WHAT NEEDS TO BE DONE | Skip pictures; extract every line from the one with "Give me the matplotlib source for this chart." through the one with "ax.xaxis.set_minor_formatter(NullFormatter())", exactly as written.

EXTRACTED ENTRIES |
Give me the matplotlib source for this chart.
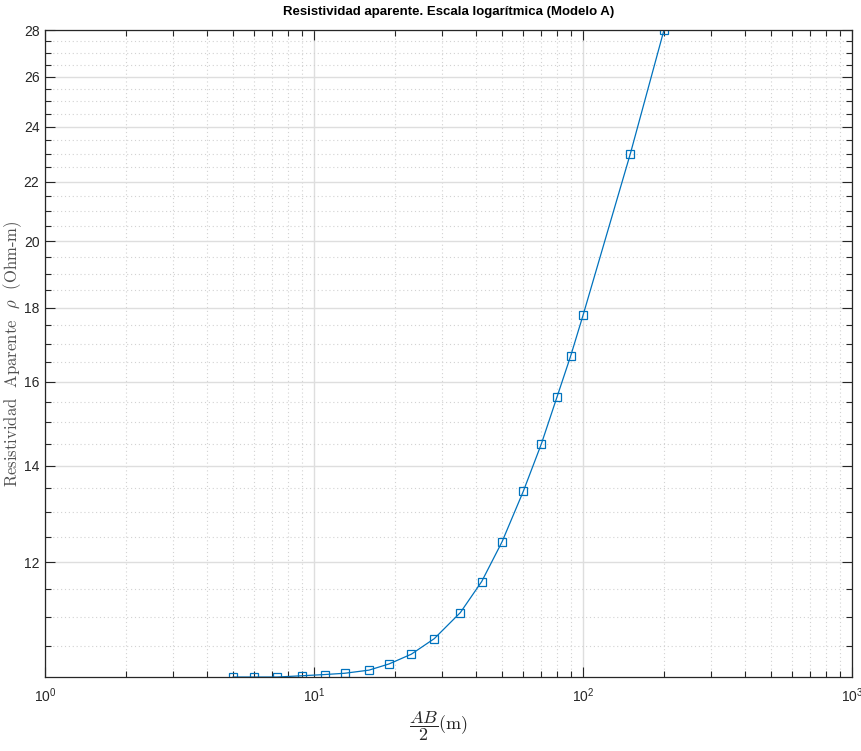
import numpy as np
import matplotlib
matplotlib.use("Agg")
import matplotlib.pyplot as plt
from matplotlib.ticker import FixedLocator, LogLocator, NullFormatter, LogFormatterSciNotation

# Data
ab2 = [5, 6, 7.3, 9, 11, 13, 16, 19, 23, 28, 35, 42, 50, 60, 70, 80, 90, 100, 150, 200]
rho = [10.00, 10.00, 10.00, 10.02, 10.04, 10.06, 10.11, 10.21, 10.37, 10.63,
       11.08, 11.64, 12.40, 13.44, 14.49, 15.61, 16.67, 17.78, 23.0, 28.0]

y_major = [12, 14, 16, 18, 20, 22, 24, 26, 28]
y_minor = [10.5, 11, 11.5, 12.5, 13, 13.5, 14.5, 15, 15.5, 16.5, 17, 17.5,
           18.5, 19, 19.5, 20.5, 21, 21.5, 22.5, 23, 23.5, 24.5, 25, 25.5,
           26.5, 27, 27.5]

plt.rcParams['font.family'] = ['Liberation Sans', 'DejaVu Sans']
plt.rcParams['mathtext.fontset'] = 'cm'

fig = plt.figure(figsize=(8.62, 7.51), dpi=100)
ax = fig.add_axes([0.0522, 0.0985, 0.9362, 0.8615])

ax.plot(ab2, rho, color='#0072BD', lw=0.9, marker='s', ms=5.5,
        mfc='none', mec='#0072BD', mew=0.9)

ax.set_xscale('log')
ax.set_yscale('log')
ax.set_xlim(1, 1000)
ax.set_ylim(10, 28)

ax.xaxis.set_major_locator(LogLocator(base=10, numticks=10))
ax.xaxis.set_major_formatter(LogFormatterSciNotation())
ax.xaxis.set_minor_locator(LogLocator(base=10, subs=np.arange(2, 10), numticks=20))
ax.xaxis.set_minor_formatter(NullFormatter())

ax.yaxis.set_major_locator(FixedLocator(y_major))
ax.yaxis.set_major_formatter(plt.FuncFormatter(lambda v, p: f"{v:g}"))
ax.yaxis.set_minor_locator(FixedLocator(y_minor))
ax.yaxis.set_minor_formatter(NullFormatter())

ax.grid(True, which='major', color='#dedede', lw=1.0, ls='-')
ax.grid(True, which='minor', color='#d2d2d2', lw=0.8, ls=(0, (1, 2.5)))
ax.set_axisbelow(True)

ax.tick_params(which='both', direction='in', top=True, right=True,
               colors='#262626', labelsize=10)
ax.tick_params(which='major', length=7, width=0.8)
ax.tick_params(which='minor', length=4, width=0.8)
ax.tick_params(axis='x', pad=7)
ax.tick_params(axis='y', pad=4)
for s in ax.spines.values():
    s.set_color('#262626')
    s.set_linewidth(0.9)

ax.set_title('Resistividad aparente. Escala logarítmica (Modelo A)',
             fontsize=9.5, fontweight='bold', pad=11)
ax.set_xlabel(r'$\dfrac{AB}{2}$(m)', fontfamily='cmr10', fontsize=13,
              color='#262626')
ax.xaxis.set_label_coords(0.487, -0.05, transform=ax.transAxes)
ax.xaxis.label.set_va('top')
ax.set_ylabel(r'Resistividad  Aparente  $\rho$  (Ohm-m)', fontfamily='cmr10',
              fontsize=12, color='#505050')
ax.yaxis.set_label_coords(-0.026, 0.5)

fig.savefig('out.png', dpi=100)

---

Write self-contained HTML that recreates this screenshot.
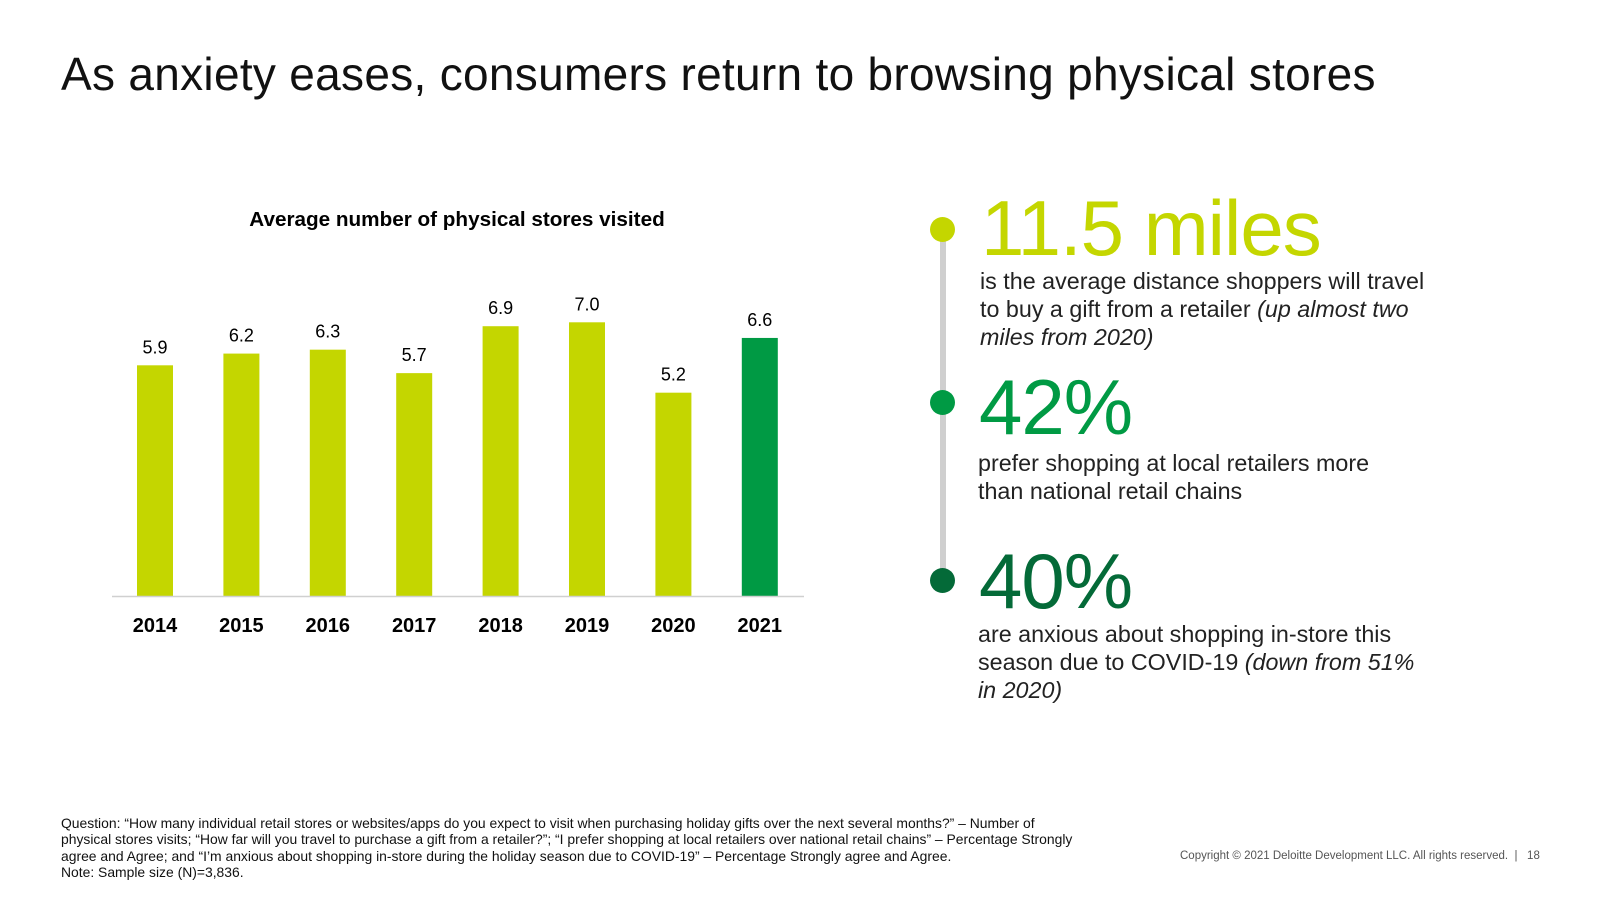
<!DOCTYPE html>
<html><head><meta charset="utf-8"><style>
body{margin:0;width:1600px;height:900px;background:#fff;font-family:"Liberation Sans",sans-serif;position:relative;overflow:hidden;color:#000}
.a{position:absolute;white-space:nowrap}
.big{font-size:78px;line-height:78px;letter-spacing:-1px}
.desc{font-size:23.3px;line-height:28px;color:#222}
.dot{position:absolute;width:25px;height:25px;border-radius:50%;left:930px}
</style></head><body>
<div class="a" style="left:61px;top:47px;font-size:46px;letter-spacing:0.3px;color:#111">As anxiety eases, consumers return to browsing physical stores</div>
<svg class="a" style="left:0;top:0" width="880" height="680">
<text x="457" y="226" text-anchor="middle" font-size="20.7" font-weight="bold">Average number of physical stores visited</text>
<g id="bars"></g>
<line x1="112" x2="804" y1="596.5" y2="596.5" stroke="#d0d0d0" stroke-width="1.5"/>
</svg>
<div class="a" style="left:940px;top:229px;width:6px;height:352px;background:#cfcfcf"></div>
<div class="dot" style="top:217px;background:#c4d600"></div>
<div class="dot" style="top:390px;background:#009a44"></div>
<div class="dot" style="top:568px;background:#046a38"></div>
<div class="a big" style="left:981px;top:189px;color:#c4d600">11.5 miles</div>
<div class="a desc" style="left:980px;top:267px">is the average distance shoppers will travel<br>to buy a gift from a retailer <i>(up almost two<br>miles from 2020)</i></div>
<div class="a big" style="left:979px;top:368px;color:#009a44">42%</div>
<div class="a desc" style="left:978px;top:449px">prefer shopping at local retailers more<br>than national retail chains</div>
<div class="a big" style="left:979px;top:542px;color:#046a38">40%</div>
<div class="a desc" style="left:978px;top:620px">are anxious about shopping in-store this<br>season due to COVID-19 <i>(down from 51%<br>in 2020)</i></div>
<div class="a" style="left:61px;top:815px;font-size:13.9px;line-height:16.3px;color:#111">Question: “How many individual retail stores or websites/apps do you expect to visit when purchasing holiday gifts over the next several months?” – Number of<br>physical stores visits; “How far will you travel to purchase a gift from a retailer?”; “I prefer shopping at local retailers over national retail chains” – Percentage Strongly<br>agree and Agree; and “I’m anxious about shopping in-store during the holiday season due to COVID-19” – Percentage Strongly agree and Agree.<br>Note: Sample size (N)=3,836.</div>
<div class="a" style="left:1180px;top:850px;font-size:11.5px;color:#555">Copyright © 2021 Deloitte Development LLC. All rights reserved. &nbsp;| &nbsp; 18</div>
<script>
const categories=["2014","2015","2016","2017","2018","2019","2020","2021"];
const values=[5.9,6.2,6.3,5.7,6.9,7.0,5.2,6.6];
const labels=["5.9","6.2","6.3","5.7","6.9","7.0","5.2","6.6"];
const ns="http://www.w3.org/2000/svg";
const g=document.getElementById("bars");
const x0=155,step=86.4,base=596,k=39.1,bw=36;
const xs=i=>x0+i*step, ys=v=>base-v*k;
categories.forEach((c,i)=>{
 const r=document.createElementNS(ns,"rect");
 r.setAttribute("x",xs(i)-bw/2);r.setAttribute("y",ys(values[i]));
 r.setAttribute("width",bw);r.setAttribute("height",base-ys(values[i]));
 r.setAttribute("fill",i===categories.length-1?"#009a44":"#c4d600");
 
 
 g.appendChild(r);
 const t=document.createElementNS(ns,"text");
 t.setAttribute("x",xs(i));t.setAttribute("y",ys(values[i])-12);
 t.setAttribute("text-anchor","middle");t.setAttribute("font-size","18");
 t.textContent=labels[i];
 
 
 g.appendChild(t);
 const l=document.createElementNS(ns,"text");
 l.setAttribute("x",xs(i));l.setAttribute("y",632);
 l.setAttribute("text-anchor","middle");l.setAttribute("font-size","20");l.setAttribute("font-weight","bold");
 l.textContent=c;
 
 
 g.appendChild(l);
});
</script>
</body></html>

CORRECT ANSWER |
Give me the matplotlib source for this chart.
import numpy as np
import matplotlib
matplotlib.use("Agg")
import matplotlib.pyplot as plt
from matplotlib.ticker import FixedLocator, LogLocator, NullFormatter, LogFormatterSciNotation

# Data
ab2 = [5, 6, 7.3, 9, 11, 13, 16, 19, 23, 28, 35, 42, 50, 60, 70, 80, 90, 100, 150, 200]
rho = [10.00, 10.00, 10.00, 10.02, 10.04, 10.06, 10.11, 10.21, 10.37, 10.63,
       11.08, 11.64, 12.40, 13.44, 14.49, 15.61, 16.67, 17.78, 23.0, 28.0]

y_major = [12, 14, 16, 18, 20, 22, 24, 26, 28]
y_minor = [10.5, 11, 11.5, 12.5, 13, 13.5, 14.5, 15, 15.5, 16.5, 17, 17.5,
           18.5, 19, 19.5, 20.5, 21, 21.5, 22.5, 23, 23.5, 24.5, 25, 25.5,
           26.5, 27, 27.5]

plt.rcParams['font.family'] = ['Liberation Sans', 'DejaVu Sans']
plt.rcParams['mathtext.fontset'] = 'cm'

fig = plt.figure(figsize=(8.62, 7.51), dpi=100)
ax = fig.add_axes([0.0522, 0.0985, 0.9362, 0.8615])

ax.plot(ab2, rho, color='#0072BD', lw=0.9, marker='s', ms=5.5,
        mfc='none', mec='#0072BD', mew=0.9)

ax.set_xscale('log')
ax.set_yscale('log')
ax.set_xlim(1, 1000)
ax.set_ylim(10, 28)

ax.xaxis.set_major_locator(LogLocator(base=10, numticks=10))
ax.xaxis.set_major_formatter(LogFormatterSciNotation())
ax.xaxis.set_minor_locator(LogLocator(base=10, subs=np.arange(2, 10), numticks=20))
ax.xaxis.set_minor_formatter(NullFormatter())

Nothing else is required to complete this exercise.